Diversos outros membros do partido estão sendo investigados (ou foram condenados) por envolvimento em casos de corrupção, o que para uma formação que sequer chegou aos 10 anos de idade demonstra uma vontade tremenda de se apropriar dos cofres públicos.
Diversos outros membros do partido estão sendo investigados (ou foram condenados) por envolvimento em casos de corrupção, o que para uma formação que sequer chegou aos 10 anos de idade demonstra uma vontade tremenda de se apropriar dos cofres públicos.
Resultados
conflitantes
O
Ciudadanos, enfim, se mostra um partido de direita infiltrado por falangistas e
ex-membros do PP que mantém uma posição ambígua ou mesmo claudicante em relação
a temas sociais ao passo que defendem políticas neoliberais no campo econômico.

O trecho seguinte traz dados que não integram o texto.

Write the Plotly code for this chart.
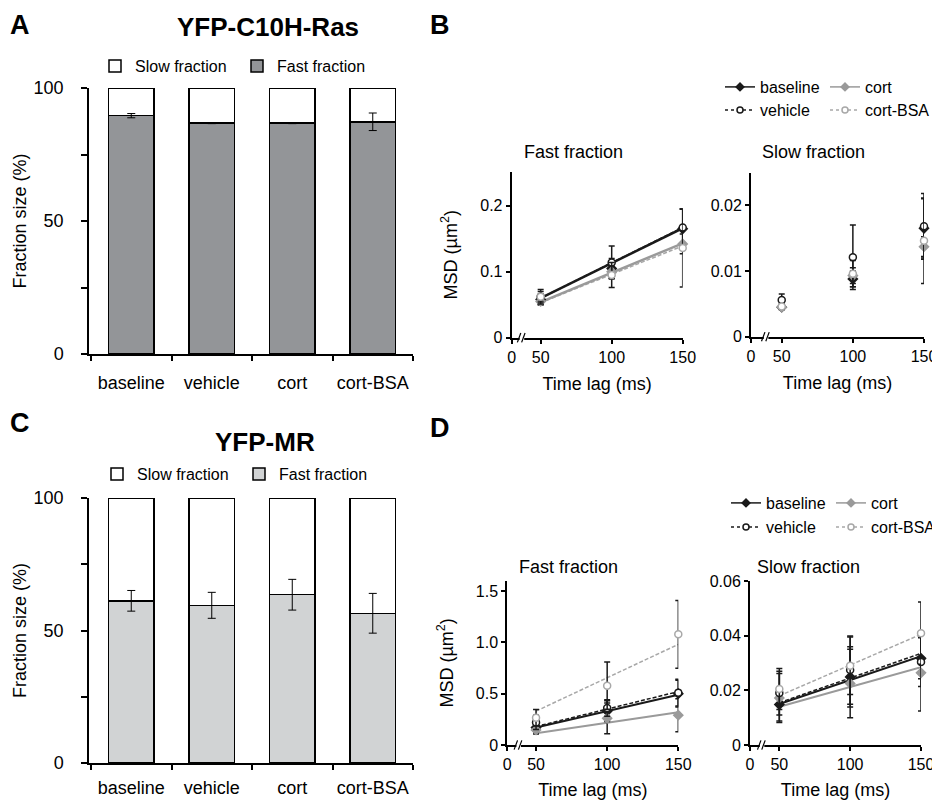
import plotly.graph_objects as go

# page is drawn with an 8px body margin, so the figure is sized/offset to fit the 940x800 window
OFF = 8
W, H = 940 - OFF, 800 - OFF
FONT = "Arial, 'Liberation Sans', sans-serif"

# ---------------- data ----------------
categories = ["baseline", "vehicle", "cort", "cort-BSA"]
ras_fast = [89.6, 86.8, 86.8, 87.3]
ras_fast_err = [0.8, 0.2, 0.2, 3.3]
mr_fast = [61.2, 59.5, 63.5, 56.5]
mr_fast_err = [3.9, 4.9, 5.8, 7.5]

time_lag = [50, 100, 150]
fit_lag = [50, 150]
series = ["baseline", "cort", "vehicle", "cort-BSA"]

b_fast_mean = {"baseline": [0.058, 0.105, 0.165], "cort": [0.055, 0.100, 0.142],
               "vehicle": [0.062, 0.114, 0.167], "cort-BSA": [0.062, 0.095, 0.136]}
b_fast_err = {"baseline": [0.008, 0.015, 0.030], "cort": [0.005, 0.010, 0.015],
              "vehicle": [0.011, 0.025, 0.028], "cort-BSA": [0.008, 0.019, 0.059]}
b_fast_fit = {"baseline": [0.060, 0.166], "cort": [0.054, 0.143],
              "vehicle": [0.060, 0.167], "cort-BSA": [0.053, 0.139]}

b_slow_mean = {"baseline": [0.0045, 0.0088, 0.0165], "cort": [0.0045, 0.0093, 0.0137],
               "vehicle": [0.0056, 0.0121, 0.0168], "cort-BSA": [0.0046, 0.0096, 0.0146]}
b_slow_err = {"baseline": [0.0004, 0.0012, 0.0045], "cort": [0.0003, 0.0012, 0.0015],
              "vehicle": [0.0009, 0.0049, 0.0050], "cort-BSA": [0.0004, 0.0020, 0.0065]}

d_fast_mean = {"baseline": [0.17, 0.33, 0.50], "cort": [0.146, 0.26, 0.29],
               "vehicle": [0.22, 0.36, 0.51], "cort-BSA": [0.266, 0.578, 1.078]}
d_fast_err = {"baseline": [0.05, 0.10, 0.13], "cort": [0.04, 0.15, 0.16],
              "vehicle": [0.07, 0.08, 0.13], "cort-BSA": [0.08, 0.23, 0.33]}
d_fast_fit = {"baseline": [0.17, 0.49], "cort": [0.115, 0.32],
              "vehicle": [0.18, 0.52], "cort-BSA": [0.33, 0.98]}

d_slow_mean = {"baseline": [0.0148, 0.0249, 0.0317], "cort": [0.0172, 0.0225, 0.0264],
               "vehicle": [0.0190, 0.0274, 0.0304], "cort-BSA": [0.0205, 0.0290, 0.0409]}
d_slow_err = {"baseline": [0.006, 0.011, 0.0075], "cort": [0.009, 0.0125, 0.0140],
              "vehicle": [0.008, 0.0125, 0.009], "cort-BSA": [0.0075, 0.0105, 0.0114]}
d_slow_fit = {"baseline": [0.0150, 0.0325], "cort": [0.0140, 0.0285],
              "vehicle": [0.0155, 0.0335], "cort-BSA": [0.0180, 0.0405]}

b_slow_marker = [0.0076]
d_slow_marker = [0.0067]

# ---------------- helpers ----------------
def px(x):
    return (x - OFF) / W

def py(y):
    return 1 - (y - OFF) / H

STY = {
    "baseline": dict(color="#1a1a1a", symbol="diamond", fill="#1a1a1a", dash="solid"),
    "cort": dict(color="#9a9a9a", symbol="diamond", fill="#9a9a9a", dash="solid"),
    "vehicle": dict(color="#1a1a1a", symbol="circle", fill="white", dash="4px,2px"),
    "cort-BSA": dict(color="#a8a8a8", symbol="circle", fill="white", dash="4px,2px"),
}

fig = go.Figure()

# ---------------- bar panels ----------------
def add_bars(xa, ya, fast, err, fast_color, leg):
    fig.add_trace(go.Bar(x=categories, y=fast, name="Fast fraction", width=0.57,
                         marker=dict(color=fast_color, line=dict(color="black", width=1.5)),
                         xaxis=xa, yaxis=ya, legend=leg, cliponaxis=False, hoverinfo="skip"))
    fig.add_trace(go.Bar(x=categories, y=[100 - v for v in fast], name="Slow fraction", width=0.57,
                         marker=dict(color="white", line=dict(color="black", width=1.5)),
                         xaxis=xa, yaxis=ya, legend=leg, cliponaxis=False, hoverinfo="skip"))
    fig.add_trace(go.Scatter(x=categories, y=fast, mode="markers", marker=dict(opacity=0, size=1),
                             error_y=dict(type="data", array=err, color="black", thickness=1, width=4),
                             xaxis=xa, yaxis=ya, showlegend=False, hoverinfo="skip"))

add_bars("x", "y", ras_fast, ras_fast_err, "#939598", "legend")
add_bars("x2", "y2", mr_fast, mr_fast_err, "#d1d3d4", "legend2")

# ---------------- MSD panels ----------------
def add_msd(xa, ya, means, errs, fits, line_w):
    if fits is not None:
        for s in ["cort-BSA", "cort", "vehicle", "baseline"]:
            st = STY[s]
            fig.add_trace(go.Scatter(x=fit_lag, y=fits[s], mode="lines",
                                     line=dict(color=st["color"], dash=st["dash"],
                                               width=line_w if st["dash"] == "solid" else 1.5),
                                     xaxis=xa, yaxis=ya, showlegend=False, hoverinfo="skip"))
    for s in ["baseline", "cort", "vehicle", "cort-BSA"]:
        st = STY[s]
        fig.add_trace(go.Scatter(x=time_lag, y=means[s], mode="markers",
                                 marker=dict(symbol=st["symbol"], size=7, color=st["fill"],
                                             line=dict(color=st["color"], width=1.5)),
                                 error_y=dict(type="data", array=errs[s], color="#1a1a1a",
                                              thickness=1.5, width=3),
                                 xaxis=xa, yaxis=ya, showlegend=False, cliponaxis=False,
                                 hoverinfo="skip"))

add_msd("x3", "y3", b_fast_mean, b_fast_err, b_fast_fit, 2.5)
add_msd("x4", "y4", b_slow_mean, b_slow_err, None, 2)
add_msd("x5", "y5", d_fast_mean, d_fast_err, d_fast_fit, 2)
add_msd("x6", "y6", d_slow_mean, d_slow_err, d_slow_fit, 2)

# legend entries (line + marker)
def add_legend_entries(xa, ya, leg1, leg2):
    for s, leg in [("baseline", leg1), ("cort", leg1), ("vehicle", leg2), ("cort-BSA", leg2)]:
        st = STY[s]
        fig.add_trace(go.Scatter(x=[None], y=[None], mode="lines+markers", name=s,
                                 line=dict(color=st["color"], dash="dot" if st["dash"] != "solid" else "solid",
                                           width=1.5),
                                 marker=dict(symbol=st["symbol"], size=6, color=st["fill"],
                                             line=dict(color=st["color"], width=1.5)),
                                 xaxis=xa, yaxis=ya, legend=leg))

add_legend_entries("x3", "y3", "legend3", "legend4")
add_legend_entries("x5", "y5", "legend5", "legend6")

# background-level markers (arrowheads) on slow fraction axes
X_LEFT = {"x3": 29.6, "x4": 28.4, "x5": 29.8, "x6": 29.3}
for xa, ya, val in [("x4", "y4", b_slow_marker), ("x6", "y6", d_slow_marker)]:
    fig.add_trace(go.Scatter(x=[X_LEFT[xa] - 4.2], y=val, mode="markers",
                             marker=dict(symbol="triangle-right", size=12, color="#555555"),
                             xaxis=xa, yaxis=ya, showlegend=False, cliponaxis=False, hoverinfo="skip"))

# ---------------- axes ----------------
axis_common = dict(showline=True, linecolor="black", showgrid=False, zeroline=False,
                   ticks="outside", tickcolor="black", automargin=False,
                   tickfont=dict(family=FONT, size=16, color="black"))

bar_x = dict(axis_common, type="category", tickson="boundaries", ticklen=5, linewidth=1.5,
             tickwidth=1.5, range=[-0.525, 3.5], tickangle=0,
             tickfont=dict(family=FONT, size=18, color="black"), ticklabelstandoff=12)
bar_y = dict(axis_common, range=[0, 100], tickvals=[0, 50, 100],
             ticklen=6, linewidth=1.5, tickwidth=1.5,
             minor=dict(tickvals=[25, 75], ticks="outside", ticklen=6, tickwidth=1.5, tickcolor="black",
                        showgrid=False),
             tickfont=dict(family=FONT, size=18, color="black"), ticklabelstandoff=14,
             title=dict(text="Fraction size (%)", font=dict(family=FONT, size=18, color="black"),
                        standoff=2))

fig.update_layout(
    xaxis=dict(bar_x, domain=[px(89), px(413)], anchor="y"),
    yaxis=dict(bar_y, domain=[py(354), py(88)], anchor="x"),
    xaxis2=dict(bar_x, domain=[px(89), px(413)], anchor="y2", ticklabelstandoff=8),
    yaxis2=dict(bar_y, domain=[py(763), py(498)], anchor="x2"),
)

def msd_x(left, right, xname, yname):
    return dict(axis_common, domain=[px(left), px(right)], anchor=yname,
                range=[X_LEFT[xname], 150], tickvals=[X_LEFT[xname], 50, 100, 150],
                ticktext=["0", "50", "100", "150"], ticklen=4, linewidth=2, tickwidth=1.5,
                title=dict(text="Time lag (ms)", font=dict(family=FONT, size=18, color="black"),
                           standoff=12))

def msd_y(bottom, top, xname, rng, vals, texts, title):
    d = dict(axis_common, domain=[py(bottom), py(top)], anchor=xname, range=rng,
             tickvals=vals, ticktext=texts, ticklen=4, linewidth=2, tickwidth=1.5)
    if title:
        d["title"] = dict(text="MSD (µm<sup>2</sup>)", font=dict(family=FONT, size=18, color="black"),
                          standoff=18)
    return d

fig.update_layout(
    xaxis3=msd_x(511.7, 682.7, "x3", "y3"),
    yaxis3=msd_y(337.7, 171.7, "x3", [0, 0.2515], [0, 0.1, 0.2], ["0", "0.1", "0.2"], True),
    xaxis4=msd_x(751, 924, "x4", "y4"),
    yaxis4=msd_y(336.7, 172.5, "x4", [0, 0.025], [0, 0.01, 0.02], ["0", "0.01", "0.02"], False),
    xaxis5=msd_x(507.3, 678.3, "x5", "y5"),
    yaxis5=msd_y(745, 580.7, "x5", [0, 1.6], [0, 0.5, 1.0, 1.5], ["0", "0.5", "1.0", "1.5"], True),
    xaxis6=msd_x(750, 921, "x6", "y6"),
    yaxis6=msd_y(745, 581, "x6", [0, 0.06], [0, 0.02, 0.04, 0.06], ["0", "0.02", "0.04", "0.06"], False),
)

# axis breaks "//"
shapes = []
for xa, ya, xb in [("x3", "y3", 36.8), ("x4", "y4", 39.0), ("x5", "y5", 37.8), ("x6", "y6", 37.8)]:
    shapes.append(dict(type="rect", xref=xa, yref=ya + " domain", x0=xb - 1.6, x1=xb + 1.6,
                       y0=-0.03, y1=0.03, fillcolor="white", line=dict(width=0), layer="above"))
    for dx in (-2.0, 1.0):
        shapes.append(dict(type="line", xref=xa, yref=ya + " domain", x0=xb + dx - 1.2, x1=xb + dx + 1.2,
                           y0=-0.028, y1=0.028, line=dict(color="black", width=1.2), layer="above"))

# ---------------- annotations ----------------
def ann(text, x, y, size, bold=False, yanchor="middle"):
    return dict(text=f"<b>{text}</b>" if bold else text, x=px(x), y=min(1.0, py(y)), xref="paper",
                yref="paper", xanchor="center", yanchor=yanchor, showarrow=False,
                font=dict(family=FONT, size=size, color="black"))

annotations = [
    ann("A", 20, 8, 27, True, "top"), ann("B", 440, 8, 27, True, "top"),
    ann("C", 20, 423, 27, True), ann("D", 440, 428, 27, True),
    ann("YFP-C10H-Ras", 268, 27, 26, True), ann("YFP-MR", 265, 442, 26, True),
    ann("Fast fraction", 573, 152, 18), ann("Slow fraction", 813, 152, 18),
    ann("Fast fraction", 568, 567, 18), ann("Slow fraction", 808, 567, 18),
]

def leg(x_text, y, entry, order="normal"):
    return dict(orientation="h", x=px(x_text - 40), y=py(y), xanchor="left", yanchor="middle",
                entrywidth=entry, entrywidthmode="pixels", bgcolor="rgba(0,0,0,0)",
                font=dict(family=FONT, size=16, color="black"), itemwidth=30, tracegroupgap=0,
                traceorder=order)

fig.update_layout(
    width=W, height=H, margin=dict(l=0, r=0, t=0, b=0, autoexpand=False),
    paper_bgcolor="white", plot_bgcolor="white", barmode="stack", showlegend=True,
    font=dict(family=FONT, color="black"),
    legend=leg(135, 66, 97, "reversed"), legend2=leg(137, 474, 97, "reversed"),
    legend3=leg(760, 87, 60), legend4=leg(760, 110, 60),
    legend5=leg(766, 503, 60), legend6=leg(766, 527, 60),
    shapes=shapes, annotations=annotations,
)

fig.write_html("out.html")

Porém, o hype em torno do partido se mantém, inclusive com cidadãos de esquerda
apostando pelo partido como uma alternativa ao bipartidarismo PP/PSOE e mesmo
frente ao Podemos que, para muitos, seria muito radical.
Os
resultados das últimas eleições, porém, demonstram que muito do apoio ao
partido acaba por se diluir na hora da votação. Pese terem chegado em quarto
lugar nas últimas eleições espanholas, ajudando a criar um cenário de quase
impossibilidade de se formar um governo estável (com PP vencendo por pequena
margem, PSOE em segundo e o Podemos pouco atrás), a votação do partido foi
muito aquém do esperado - e do investimento feito por parte considerável da
mídia e do "mercado". Nas eleições de 26 de junho de 2016 o resultado do partido provavelmente será inferior à das eleições gerais ainteriores.
O apoio
ao Ciudadanos tem diminuído passado o hype inicial e também, pode-se pensar,
devido ao crescimento de forças locais, municipais e regionais que pese terem
concorrido em conjunto com o Podemos, não fazem parte do partido e mesmo nutrem
críticas em relação à sua forma de se organizar. Não é possível, no entanto,
chegar a um veredito único.
Porém,
uma certeza que fica é a de que tanto os dois partidos tradicionalmente
majoritários, PP e PSOE, começam a perder força ao passo que Podemos e
Ciudadanos tem participado de uma luta própria. Até o momento com o Podemos
saindo-se melhor (numericamente).
A "direita
chic" encarnada pelo Ciudadanos ainda não foi capaz de transformar sua boa
presença nas pesquisas efetivamente em votos e tampouco pôde oferecer seu apoio
a qualquer partido que possa lhes garantir algum poder como sócio, ao menos não
de forma consistente - mas foram bem sucedidos em encantar o PSOE, que nunca teve
problemas em mostrar o quão pouco comprometidos estão com suas bases, sua história
e com a esquerda em geral, e fecharam um acordo para apoiar a posse de Pedro
Sánchez para que este possa governar o país.
Pese o acordo entre PSOE e Ciudadanos, o Podemos pode acabar com segunda força e, então, ter a preferência em uma coalizão com o PSOE que excluiria o Ciudadanos.
Pese o acordo entre PSOE e Ciudadanos, o Podemos pode acabar com segunda força e, então, ter a preferência em uma coalizão com o PSOE que excluiria o Ciudadanos.